• Exercise prompt: Restate each line of the listing exactly, without carrying over any pictures.

• Collected data:

.....

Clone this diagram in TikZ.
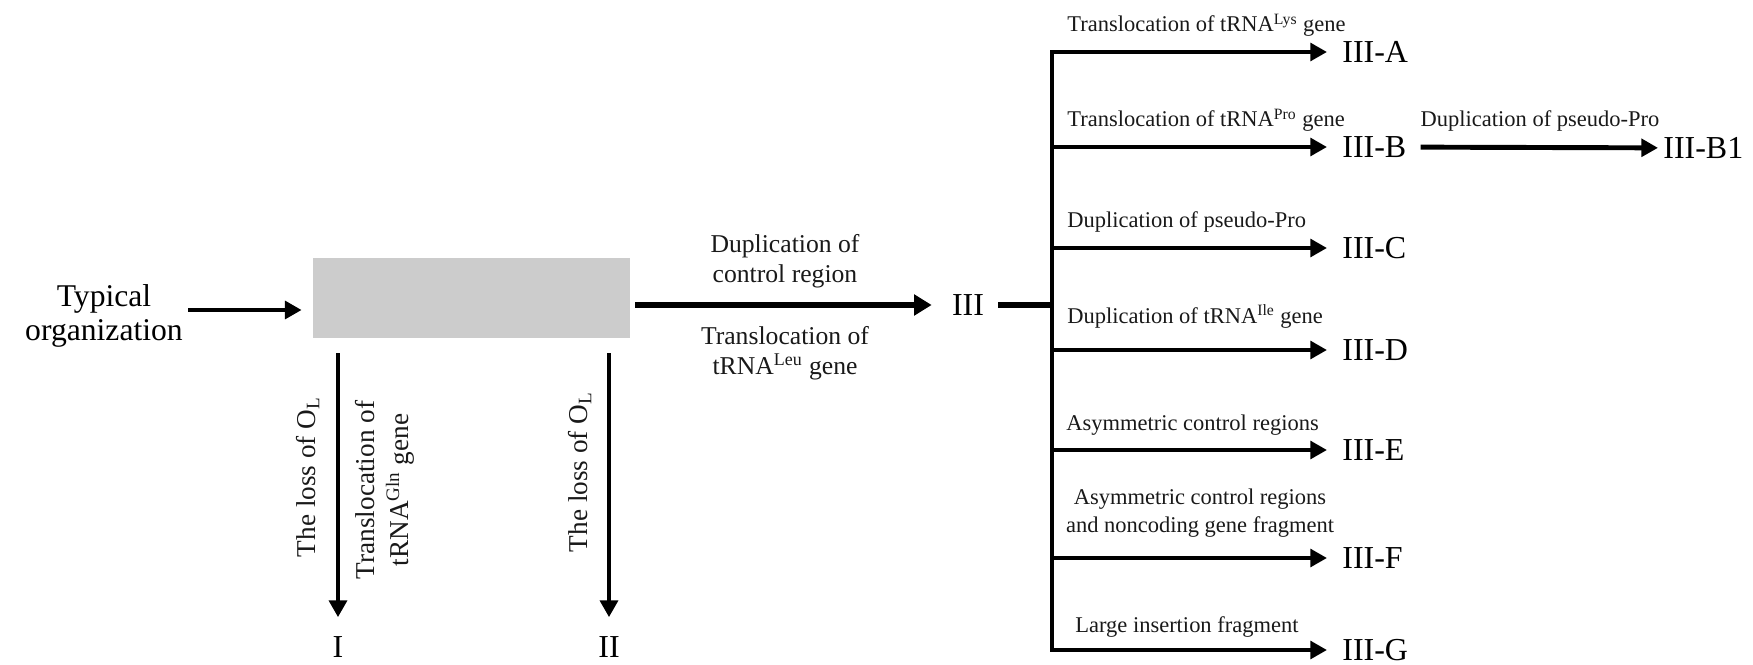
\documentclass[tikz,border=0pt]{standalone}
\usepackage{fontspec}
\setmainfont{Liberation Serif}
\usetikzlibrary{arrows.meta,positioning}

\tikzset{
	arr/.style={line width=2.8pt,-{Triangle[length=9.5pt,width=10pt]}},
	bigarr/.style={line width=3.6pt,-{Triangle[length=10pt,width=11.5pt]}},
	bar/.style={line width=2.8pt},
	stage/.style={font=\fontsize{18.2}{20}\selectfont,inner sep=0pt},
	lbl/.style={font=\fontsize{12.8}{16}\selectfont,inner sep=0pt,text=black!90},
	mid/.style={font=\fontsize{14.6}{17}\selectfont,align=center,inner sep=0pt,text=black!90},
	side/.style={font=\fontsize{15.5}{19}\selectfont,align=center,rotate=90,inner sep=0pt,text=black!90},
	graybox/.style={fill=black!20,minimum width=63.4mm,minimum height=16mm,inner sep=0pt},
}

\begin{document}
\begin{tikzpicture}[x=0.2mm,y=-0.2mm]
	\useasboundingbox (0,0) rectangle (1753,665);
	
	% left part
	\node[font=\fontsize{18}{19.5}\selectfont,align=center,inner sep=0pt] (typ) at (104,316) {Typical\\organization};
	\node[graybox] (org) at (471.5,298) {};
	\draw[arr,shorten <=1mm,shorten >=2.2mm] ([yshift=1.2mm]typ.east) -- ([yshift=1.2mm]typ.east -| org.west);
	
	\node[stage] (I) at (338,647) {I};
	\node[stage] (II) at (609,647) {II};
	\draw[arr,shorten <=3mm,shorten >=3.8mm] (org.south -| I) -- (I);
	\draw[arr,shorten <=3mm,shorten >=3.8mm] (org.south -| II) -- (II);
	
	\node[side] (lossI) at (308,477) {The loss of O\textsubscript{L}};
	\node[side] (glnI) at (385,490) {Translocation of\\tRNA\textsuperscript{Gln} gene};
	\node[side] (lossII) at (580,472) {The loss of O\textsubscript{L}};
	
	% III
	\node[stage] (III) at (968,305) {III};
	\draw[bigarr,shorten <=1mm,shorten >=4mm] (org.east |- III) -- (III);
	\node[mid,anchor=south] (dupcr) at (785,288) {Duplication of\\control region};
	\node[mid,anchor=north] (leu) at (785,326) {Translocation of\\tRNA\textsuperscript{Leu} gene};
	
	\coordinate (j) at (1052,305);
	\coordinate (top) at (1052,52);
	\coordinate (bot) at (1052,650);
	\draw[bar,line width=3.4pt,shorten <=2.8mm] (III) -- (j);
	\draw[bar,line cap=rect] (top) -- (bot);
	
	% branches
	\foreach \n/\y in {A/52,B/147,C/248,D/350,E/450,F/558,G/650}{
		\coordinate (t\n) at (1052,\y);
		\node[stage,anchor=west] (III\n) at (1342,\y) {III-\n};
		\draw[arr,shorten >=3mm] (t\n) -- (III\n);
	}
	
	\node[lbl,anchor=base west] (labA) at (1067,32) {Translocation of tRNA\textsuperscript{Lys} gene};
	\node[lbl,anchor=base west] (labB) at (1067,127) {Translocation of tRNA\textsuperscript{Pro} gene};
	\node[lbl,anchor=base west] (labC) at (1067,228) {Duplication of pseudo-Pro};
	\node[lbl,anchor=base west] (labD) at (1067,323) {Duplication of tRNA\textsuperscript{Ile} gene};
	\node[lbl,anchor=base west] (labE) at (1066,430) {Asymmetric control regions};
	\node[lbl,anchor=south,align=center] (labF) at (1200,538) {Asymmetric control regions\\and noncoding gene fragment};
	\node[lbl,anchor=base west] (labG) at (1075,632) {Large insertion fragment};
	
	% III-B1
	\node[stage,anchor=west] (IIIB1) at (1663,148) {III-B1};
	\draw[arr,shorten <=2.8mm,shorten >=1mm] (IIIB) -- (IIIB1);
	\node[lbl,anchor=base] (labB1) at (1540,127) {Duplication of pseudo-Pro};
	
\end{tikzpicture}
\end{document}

.....

• The output:
Clone this diagram in TikZ.
\documentclass[tikz,border=0pt]{standalone}
\usepackage{fontspec}
\setmainfont{Liberation Serif}
\usetikzlibrary{arrows.meta,positioning}

\tikzset{
	arr/.style={line width=2.8pt,-{Triangle[length=9.5pt,width=10pt]}},
	bigarr/.style={line width=3.6pt,-{Triangle[length=10pt,width=11.5pt]}},
	bar/.style={line width=2.8pt},
	stage/.style={font=\fontsize{18.2}{20}\selectfont,inner sep=0pt},
	lbl/.style={font=\fontsize{12.8}{16}\selectfont,inner sep=0pt,text=black!90},
	mid/.style={font=\fontsize{14.6}{17}\selectfont,align=center,inner sep=0pt,text=black!90},
	side/.style={font=\fontsize{15.5}{19}\selectfont,align=center,rotate=90,inner sep=0pt,text=black!90},
	graybox/.style={fill=black!20,minimum width=63.4mm,minimum height=16mm,inner sep=0pt},
}

\begin{document}
\begin{tikzpicture}[x=0.2mm,y=-0.2mm]
	\useasboundingbox (0,0) rectangle (1753,665);
	
	% left part
	\node[font=\fontsize{18}{19.5}\selectfont,align=center,inner sep=0pt] (typ) at (104,316) {Typical\\organization};
	\node[graybox] (org) at (471.5,298) {};
	\draw[arr,shorten <=1mm,shorten >=2.2mm] ([yshift=1.2mm]typ.east) -- ([yshift=1.2mm]typ.east -| org.west);
	
	\node[stage] (I) at (338,647) {I};
	\node[stage] (II) at (609,647) {II};
	\draw[arr,shorten <=3mm,shorten >=3.8mm] (org.south -| I) -- (I);
	\draw[arr,shorten <=3mm,shorten >=3.8mm] (org.south -| II) -- (II);
	
	\node[side] (lossI) at (308,477) {The loss of O\textsubscript{L}};
	\node[side] (glnI) at (385,490) {Translocation of\\tRNA\textsuperscript{Gln} gene};
	\node[side] (lossII) at (580,472) {The loss of O\textsubscript{L}};
	
	% III
	\node[stage] (III) at (968,305) {III};
	\draw[bigarr,shorten <=1mm,shorten >=4mm] (org.east |- III) -- (III);
	\node[mid,anchor=south] (dupcr) at (785,288) {Duplication of\\control region};
	\node[mid,anchor=north] (leu) at (785,326) {Translocation of\\tRNA\textsuperscript{Leu} gene};
	
	\coordinate (j) at (1052,305);
	\coordinate (top) at (1052,52);
	\coordinate (bot) at (1052,650);
	\draw[bar,line width=3.4pt,shorten <=2.8mm] (III) -- (j);
	\draw[bar,line cap=rect] (top) -- (bot);
	
	% branches
	\foreach \n/\y in {A/52,B/147,C/248,D/350,E/450,F/558,G/650}{
		\coordinate (t\n) at (1052,\y);
		\node[stage,anchor=west] (III\n) at (1342,\y) {III-\n};
		\draw[arr,shorten >=3mm] (t\n) -- (III\n);
	}
	
	\node[lbl,anchor=base west] (labA) at (1067,32) {Translocation of tRNA\textsuperscript{Lys} gene};
	\node[lbl,anchor=base west] (labB) at (1067,127) {Translocation of tRNA\textsuperscript{Pro} gene};
	\node[lbl,anchor=base west] (labC) at (1067,228) {Duplication of pseudo-Pro};
	\node[lbl,anchor=base west] (labD) at (1067,323) {Duplication of tRNA\textsuperscript{Ile} gene};
	\node[lbl,anchor=base west] (labE) at (1066,430) {Asymmetric control regions};
	\node[lbl,anchor=south,align=center] (labF) at (1200,538) {Asymmetric control regions\\and noncoding gene fragment};
	\node[lbl,anchor=base west] (labG) at (1075,632) {Large insertion fragment};
	
	% III-B1
	\node[stage,anchor=west] (IIIB1) at (1663,148) {III-B1};
	\draw[arr,shorten <=2.8mm,shorten >=1mm] (IIIB) -- (IIIB1);
	\node[lbl,anchor=base] (labB1) at (1540,127) {Duplication of pseudo-Pro};
	
\end{tikzpicture}
\end{document}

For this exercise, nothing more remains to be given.